Todo lo invisible (y lo visible)
Juan Nepote – Edición 485
Desde la infancia nos resulta familiar la invisibilidad: pronto aprendemos que es imposible que las cosas se vuelvan invisibles, pero el anhelo perdura en nosotros más o menos por siempre
Para una gran porción de la humanidad, las cosas existen porque son visibles: nos enteramos del mundo según cómo los objetos responden a los sucesivos procesos de reflexión y absorción de la luz, porque la mayor parte de la información que recibimos del entorno llega hasta nosotros mediante nuestro sistema visual. La luz traspasa nuestros ojos hasta acceder al cerebro transformada en señales eléctricas que nos informan sobre la realidad. Pero luego está aquello que escapa al reflejo de la luz: aquello que es invisible para nosotros, pero que no por ello resulta menos real. Porque una gran parte del universo escapa a nuestra mirada, por sus dimensiones infinitamente grandes, o infinitamente pequeñas.

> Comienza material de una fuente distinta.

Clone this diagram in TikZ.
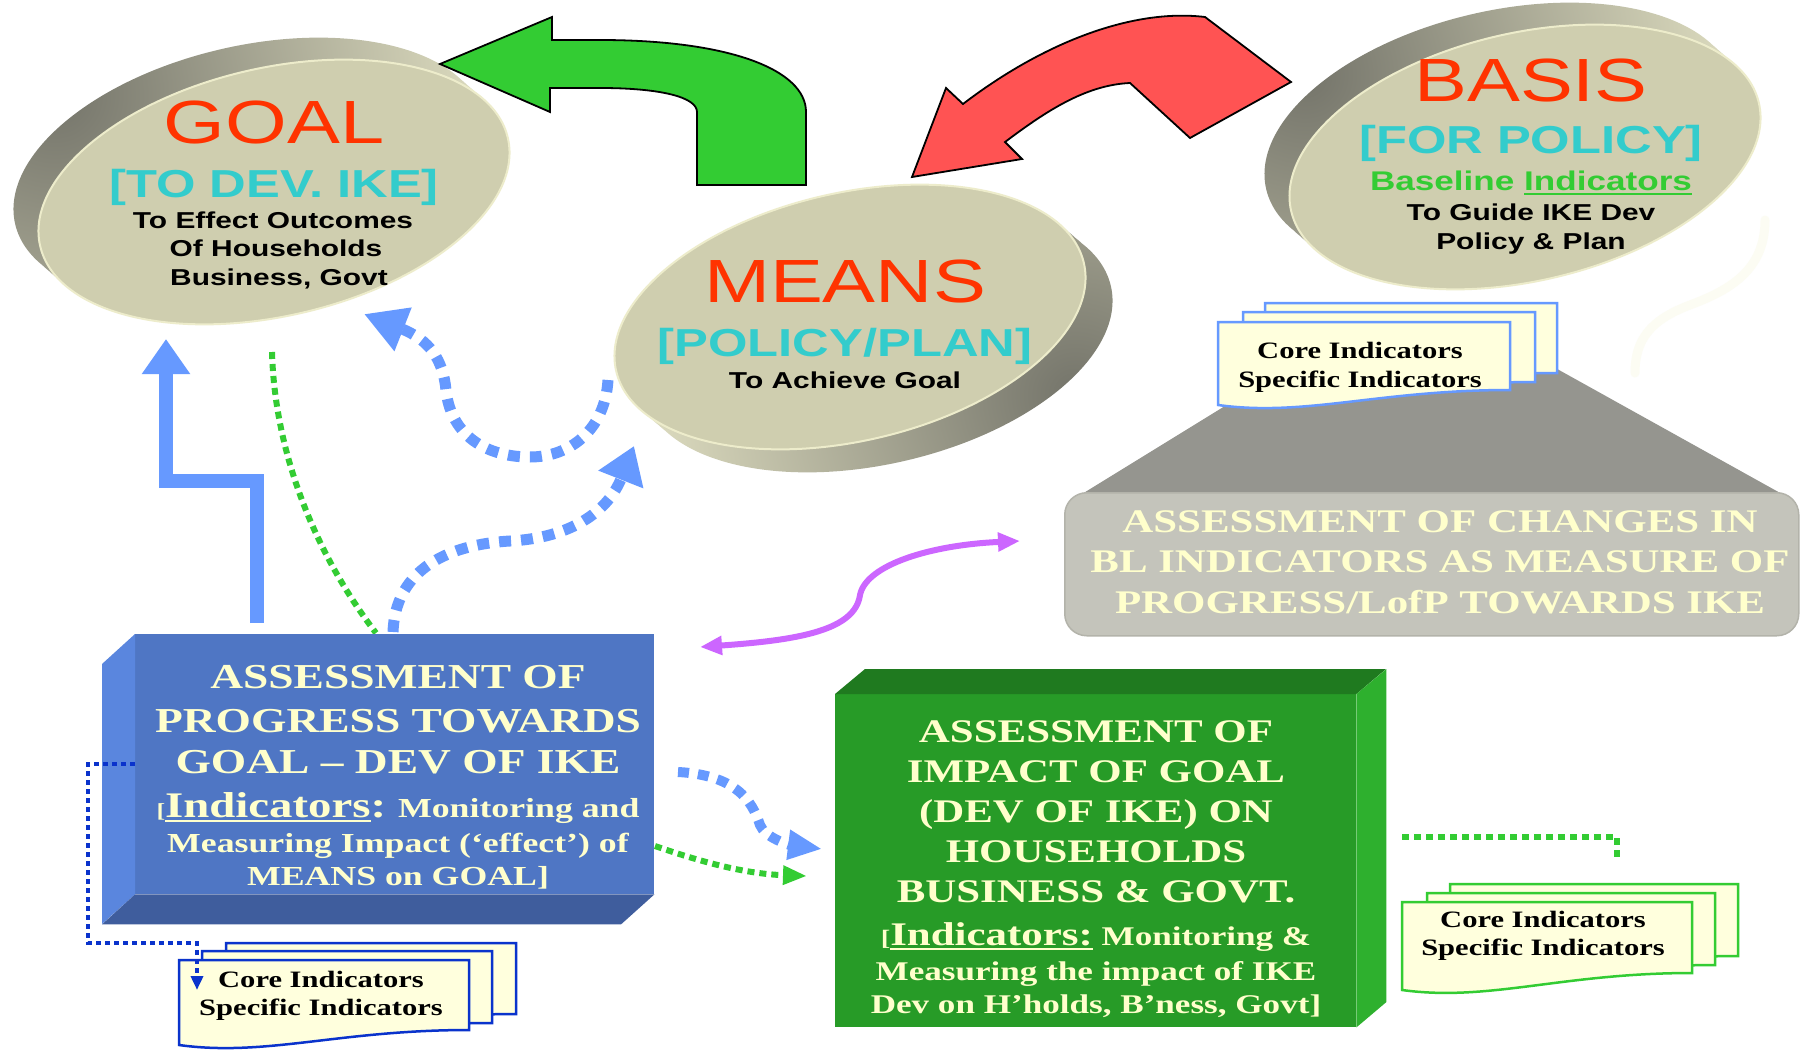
\documentclass[tikz,border=0pt]{standalone}
\usepackage{fontspec}
\usetikzlibrary{arrows.meta}
\newfontfamily\ikesans[FakeStretch=1.3]{Liberation Sans}
\newfontfamily\ikeserif[FakeStretch=1.3]{Liberation Serif}

\definecolor{titlered}{HTML}{FF3300}
\definecolor{ikecyan}{HTML}{33CCCC}
\definecolor{ikegreen}{HTML}{33CC33}
\definecolor{ikered}{HTML}{FF5353}
\definecolor{ikeblue}{HTML}{6699FF}
\definecolor{ikepurple}{HTML}{CC66FF}
\definecolor{ikenavy}{HTML}{0A33CC}
\definecolor{ikecream}{HTML}{FFFFCC}
\definecolor{discface}{HTML}{CFCEAF}
\definecolor{discrim}{HTML}{EDECCB}
\definecolor{discdark}{HTML}{74746A}
\definecolor{disclight}{HTML}{E4E3C5}
\definecolor{bluefront}{HTML}{4F76C4}
\definecolor{blueside}{HTML}{5A86DE}
\definecolor{bluebottom}{HTML}{3F5D9D}
\definecolor{greenfront}{HTML}{279B27}
\definecolor{greentop}{HTML}{1F7A1F}
\definecolor{greenside}{HTML}{2EB02E}
\definecolor{graybox}{HTML}{C4C4BB}
\definecolor{grayedge}{HTML}{B3B3AA}
\definecolor{graytrap}{HTML}{95958F}
\definecolor{docfill}{HTML}{FFFFDD}
\definecolor{faintcream}{HTML}{FCFCF3}

% thick underline that sits below the baseline
\newsavebox\ikebox
\newcommand\ikeunder[1]{\sbox\ikebox{#1}\rlap{\rule[-5pt]{\wd\ikebox}{2.5pt}}\usebox\ikebox}

% raised disc: #1,#2 centre of the face, #3,#4 offset of the back face,
% #5,#6 darkest point of the side
\newcommand\ikedisc[6]{%
  \begin{scope}
    \clip ({#1+(#3)},{#2+(#4)}) circle[x radius=240pt,y radius=124pt,rotate=13]
          ({#1+0.75*(#3)},{#2+0.75*(#4)}) circle[x radius=240pt,y radius=124pt,rotate=13]
          ({#1+0.5*(#3)},{#2+0.5*(#4)}) circle[x radius=240pt,y radius=124pt,rotate=13]
          ({#1+0.25*(#3)},{#2+0.25*(#4)}) circle[x radius=240pt,y radius=124pt,rotate=13];
    \shade[inner color=discdark,outer color=disclight] (#5,#6) circle[radius=460pt];
  \end{scope}
  \fill[discface] (#1,#2) circle[x radius=240pt,y radius=124pt,rotate=13];
  \draw[discrim,line width=2pt] (#1,#2) circle[x radius=240pt,y radius=124pt,rotate=13];
}

% document sheet with a wavy foot: left, top, width, left height, right height, outline
\newcommand\ikedoc[6]{%
  \filldraw[fill=docfill,draw=#6,line width=2.5pt]
    (#1,#2) -- ++(#3,0) -- ++(0,#5)
    .. controls +({-0.45*(#3)},0) and ({#1+0.3*(#3)},{#2+(#4)+12}) .. (#1,{#2+(#4)}) -- cycle;
}

\tikzset{
  lbl/.style={anchor=base,inner sep=0pt,outer sep=0pt},
  discbig/.style={lbl,font=\ikesans\fontsize{61}{62}\selectfont,text=titlered},
  discbrk/.style={lbl,font=\ikesans\bfseries\fontsize{39}{40}\selectfont,text=ikecyan},
  discnote/.style={lbl,font=\ikesans\bfseries\fontsize{23}{24}\selectfont,text=black},
  boxbig/.style={lbl,font=\ikeserif\bfseries\fontsize{35}{36}\selectfont,text=ikecream},
  boxsmall/.style={lbl,font=\ikeserif\bfseries\fontsize{27.5}{28}\selectfont,text=ikecream},
  grnbig/.style={lbl,font=\ikeserif\bfseries\fontsize{33}{34}\selectfont,text=ikecream},
  grnsmall/.style={lbl,font=\ikeserif\bfseries\fontsize{27}{28}\selectfont,text=ikecream},
  doctext/.style={lbl,font=\ikeserif\bfseries\fontsize{23.5}{24}\selectfont,text=black},
  bluedash/.style={ikeblue,line width=11pt,dash pattern=on 12pt off 10pt},
  greendots/.style={ikegreen,line width=6pt,dash pattern=on 7pt off 5pt},
  navydots/.style={ikenavy,line width=4pt,dash pattern=on 5pt off 4pt},
  blockarrow/.style={draw=black,line width=1.8pt,line join=miter},
}

\begin{document}
\begin{tikzpicture}[x=1pt,y=-1pt]
\useasboundingbox (0,0) rectangle (1814,1051);
\fill[white] (0,0) rectangle (1814,1051);

% ---------- grey pedestal with the change assessment ----------
\fill[graytrap] (1316,350) -- (1523,350) -- (1782,494) -- (1082,494) -- cycle;
\node[fill=graybox,draw=grayedge,line width=1.5pt,rounded corners=22pt,
      minimum width=734pt,minimum height=143pt,anchor=north west,inner sep=0pt] (change) at (1064,492) {};
\node[grnbig] (changeA) at (1440,532) {ASSESSMENT OF CHANGES IN};
\node[grnbig] (changeB) at (1440,572) {BL INDICATORS AS MEASURE OF};
\node[grnbig] (changeC) at (1440,613) {PROGRESS/LofP TOWARDS IKE};

% baseline indicator sheets
\ikedoc{1265}{303}{292}{85}{70}{ikeblue}
\ikedoc{1243}{312}{292}{85}{70}{ikeblue}
\ikedoc{1218}{322}{292}{83}{68}{ikeblue}
\node[doctext] (baseCore) at (1360,358) {Core Indicators};
\node[doctext] (baseSpec) at (1360,387) {Specific Indicators};

% faint trace beside the basis disc
\draw[faintcream,line width=9pt,line cap=round]
  (1765,220) .. controls (1765,270) and (1730,290) .. (1690,305)
             .. controls (1650,320) and (1635,340) .. (1635,373);

% ---------- links that run behind the discs ----------
\coordinate (meansW) at (608,380);
\coordinate (goalSE) at (364,314);
\coordinate (progTopA) at (393,632);
\coordinate (meansSW) at (634,446);
\coordinate (goalDot) at (272,352);
\coordinate (progDot) at (376,633);
\coordinate (bentFoot) at (257,623);
\coordinate (goalFoot) at (166,339);

\draw[bluedash,-{Triangle[length=42pt,width=44pt]}] (meansW)
  .. controls (605,430) and (570,457) .. (530,457)
  .. controls (480,457) and (450,430) .. (446,390)
  .. controls (443,360) and (430,340) .. (goalSE);
\draw[bluedash,-{Triangle[length=36pt,width=46pt]}] (progTopA)
  .. controls (395,575) and (440,545) .. (510,541)
  .. controls (570,538) and (608,512) .. (meansSW);
\draw[greendots] (goalDot) .. controls (275,460) and (320,560) .. (progDot);
\draw[ikeblue,line width=14pt,-{Triangle[length=35pt,width=46pt]}]
  (bentFoot) -- ++(0,-142) -| (goalFoot);

% ---------- the three discs ----------
\ikedisc{274}{192}{-25}{-22}{55}{95}
\ikedisc{850}{317}{27}{23}{1075}{395}
\ikedisc{1525}{157}{-25}{-22}{1305}{75}

\node[discbig] (goal) at (274,144) {GOAL};
\node[discbrk] (goalsub) at (274,197) {[TO DEV. IKE]};
\node[discnote] (goalA) at (273,228) {To Effect Outcomes};
\node[discnote] (goalB) at (276,256) {Of Households};
\node[discnote] (goalC) at (279,285) {Business, Govt};

\node[discbig] (means) at (845,302) {MEANS};
\node[discbrk] (meanssub) at (845,356) {[POLICY/PLAN]};
\node[discnote] (meansA) at (845,388) {To Achieve Goal};

\node[discbig] (basis) at (1531,102) {BASIS};
\node[discbrk] (basissub) at (1531,154) {[FOR POLICY]};
\node[lbl,font=\ikesans\bfseries\fontsize{27}{28}\selectfont,text=ikegreen] (basisA) at (1531,190) {Baseline \ikeunder{Indicators}};
\node[discnote] (basisB) at (1531,220) {To Guide IKE Dev};
\node[discnote] (basisC) at (1531,249) {Policy \& Plan};

% ---------- block arrows ----------
\fill[ikegreen,blockarrow] (552,40) -- (600,40)
  .. controls (730,40) and (806,70) .. (806,112) -- (806,185) -- (697,185) -- (697,112)
  .. controls (697,97) and (660,88) .. (600,88) -- (550,88) -- (550,112)
  -- (440,64) -- (552,17) -- cycle;
\fill[ikered,blockarrow] (912,177) -- (946,88) -- (963,104)
  .. controls (1040,45) and (1130,8) .. (1205,17) -- (1291,82) -- (1190,138) -- (1130,83)
  .. controls (1085,85) and (1045,112) .. (1005,142) -- (1022,159) -- cycle;

% ---------- progress box ----------
\node[fill=bluefront,minimum width=519pt,minimum height=260pt,anchor=north west,inner sep=0pt] (progress) at (135,634) {};
\fill[blueside] (progress.north west) -- ++(-33,30) -- ++(0,260) -- (progress.south west) -- cycle;
\fill[bluebottom] (progress.south west) -- ++(-33,30) -- ++(519,0) -- (progress.south east) -- cycle;
\node[boxbig] (progA) at (398,688) {ASSESSMENT OF};
\node[boxbig] (progB) at (398,732) {PROGRESS TOWARDS};
\node[boxbig] (progC) at (398,773) {GOAL – DEV OF IKE};
\node[boxsmall] (progD) at (398,817) {{\fontsize{20}{20}\selectfont[}{\fontsize{36}{36}\selectfont\ikeunder{Indicators}:} Monitoring and};
\node[boxsmall] (progE) at (398,852) {Measuring Impact (‘effect’) of};
\node[boxsmall] (progF) at (398,885) {MEANS on GOAL]};

% ---------- impact box ----------
\node[fill=greenfront,minimum width=521pt,minimum height=333pt,anchor=north west,inner sep=0pt] (impact) at (835,694) {};
\fill[greentop] (impact.north west) -- ++(30,-25) -- ++(521,0) -- (impact.north east) -- cycle;
\fill[greenside] (impact.north east) -- ++(30,-25) -- ++(0,333) -- (impact.south east) -- cycle;
\node[grnbig] (impA) at (1096,742) {ASSESSMENT OF};
\node[grnbig] (impB) at (1096,782) {IMPACT OF GOAL};
\node[grnbig] (impC) at (1096,822) {(DEV OF IKE) ON};
\node[grnbig] (impD) at (1096,862) {HOUSEHOLDS};
\node[grnbig] (impE) at (1096,902) {BUSINESS \& GOVT.};
\node[grnsmall] (impF) at (1096,945) {{\fontsize{22}{22}\selectfont[}{\fontsize{33}{33}\selectfont\ikeunder{Indicators:}} Monitoring \&};
\node[grnsmall] (impG) at (1096,980) {Measuring the impact of IKE};
\node[grnsmall] (impH) at (1096,1013) {Dev on H’holds, B’ness, Govt]};

% ---------- indicator sheets below the boxes ----------
\ikedoc{226}{943}{290}{85}{71}{ikenavy}
\ikedoc{202}{951}{290}{85}{72}{ikenavy}
\ikedoc{179}{960}{290}{85}{70}{ikenavy}
\node[doctext] (progCore) at (321,987) {Core Indicators};
\node[doctext] (progSpec) at (321,1015) {Specific Indicators};

\ikedoc{1450}{884}{288}{88}{72}{ikegreen}
\ikedoc{1427}{893}{288}{88}{72}{ikegreen}
\ikedoc{1402}{902}{290}{88}{71}{ikegreen}
\node[doctext] (impCore) at (1543,927) {Core Indicators};
\node[doctext] (impSpec) at (1543,955) {Specific Indicators};

% ---------- remaining links ----------
\coordinate (progW) at (135,764);
\coordinate (sheetTop) at (197,990);
\draw[navydots,-{Triangle[length=14pt,width=12pt]}] (progW) -- (88,764) -- (88,943) -- (197,943) -- (sheetTop);

\coordinate (progE1) at (678,772);
\coordinate (impW1) at (822,849);
\draw[ikeblue,line width=10pt,dash pattern=on 11pt off 9pt,-{Triangle[length=34pt,width=28pt]}] (progE1)
  .. controls (735,775) and (752,800) .. (760,825)
  .. controls (765,838) and (790,845) .. (impW1);

\coordinate (progE2) at (655,846);
\coordinate (impW2) at (807,876);
\draw[greendots,-{Triangle[length=24pt,width=18pt]}] (progE2) .. controls (710,865) and (750,874) .. (impW2);

\coordinate (progNE) at (700,647);
\coordinate (changeW) at (1020,541);
\draw[ikepurple,line width=6pt,{Triangle[length=22pt,width=18pt]}-{Triangle[length=22pt,width=18pt]}] (progNE)
  .. controls (800,640) and (855,630) .. (860,595)
  .. controls (866,565) and (930,545) .. (changeW);

\coordinate (impE1) at (1402,837);
\coordinate (impSheet) at (1617,857);
\draw[greendots] (impE1) -- (1617,837) -- (impSheet);
\end{tikzpicture}
\end{document}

El matemático escocés James Clerk Maxwell propuso que la luz es una onda que se propaga por el mismo medio que los fenómenos electromagnéticos; ello facilitó la comprensión de la radiación electromagnética, organizando la distribución de la energía según sus características para recorrer el espacio, su frecuencia y su intensidad, en un esquema llamado espectro electromagnético, donde la porción que representa el mundo visible es minúscula respecto al mundo invisible para nosotros: las ondas de radio, las microondas, los rayos ultravioleta, etcétera. Con Maxwell, todo lo invisible y lo visible se hizo medible, clasificable, comprensible, y quedó enmarcado dentro de una combinación de intercambios de energía, longitudes de onda, reflexiones y absorciones…
Pero ser invisible no es lo mismo que hacerse invisible. Por eso en las leyendas, los mitos, las novelas y los cuentos infantiles es común enterarnos de prodigios de la invisibilidad.
Y aunque ahora conocemos con altísima precisión el comportamiento del universo invisible para nosotros, mantenemos intacta nuestra obsesión casi infantil por hacer posible que las cosas se hagan invisibles y desaparezcan ante nuestros ojos. Philip Ball, en El peligroso encanto de lo invisible, nos presenta a John Aubrey, quien en el siglo XVII pergeñó una fórmula para volverse invisible que debía ser aplicada con cierta rigurosidad: “Tómese en la noche de San Juan, a las XII [medianoche], astrológicamente, cuando todos los planetas están sobre la Tierra, una serpiente, y mátesela, y desuéllesela: ponedla a secar a la sombra, y maceradla hasta volverla polvo. Sostenedla en la mano y seréis invisibles”.
Desde la infancia nos resulta familiar la invisibilidad: pronto aprendemos que es imposible que las cosas se vuelvan invisibles, pero el anhelo perdura en nosotros más o menos por siempre, esperanzados en el uso cotidiano de objetos transparentes como el vidrio, que no absorben la luz visible, o entusiasmados por comprobar que en el interior del océano habitan seres como las medusas, cuya cualidad casi totalmente transparente les permite mantenerse invisibles ante sus posibles depredadores. En el aire hemos logrado una pequeña conquista para alimentar esta ansia: podemos fabricar aviones que, por los materiales utilizados y sus sugerentes formas, son indetectables para los radares.
Pero el campo tecnológico más prometedor en relación con la invisibilidad es la fabricación de “metamateriales” en cuyo interior se coloquen minúsculos circuitos eléctricos que provoquen la curvatura de las ondas electromagnéticas de maneras inéditas, y con los que sea factible respetar las leyes de la óptica y elaborar objetos invisibles a la radiación de microondas. Estos metamateriales serían una compleja miscelánea de componentes metálicos, elaborados con fibra, teflón y cerámica, y representarían una revolución no sólo de la óptica, sino también en el ámbito de la electrónica. Y una prueba irrefutable de aquellos versos de Antonio Machado: “El ojo que ves no es / ojo porque tú lo veas; / es ojo porque te ve”.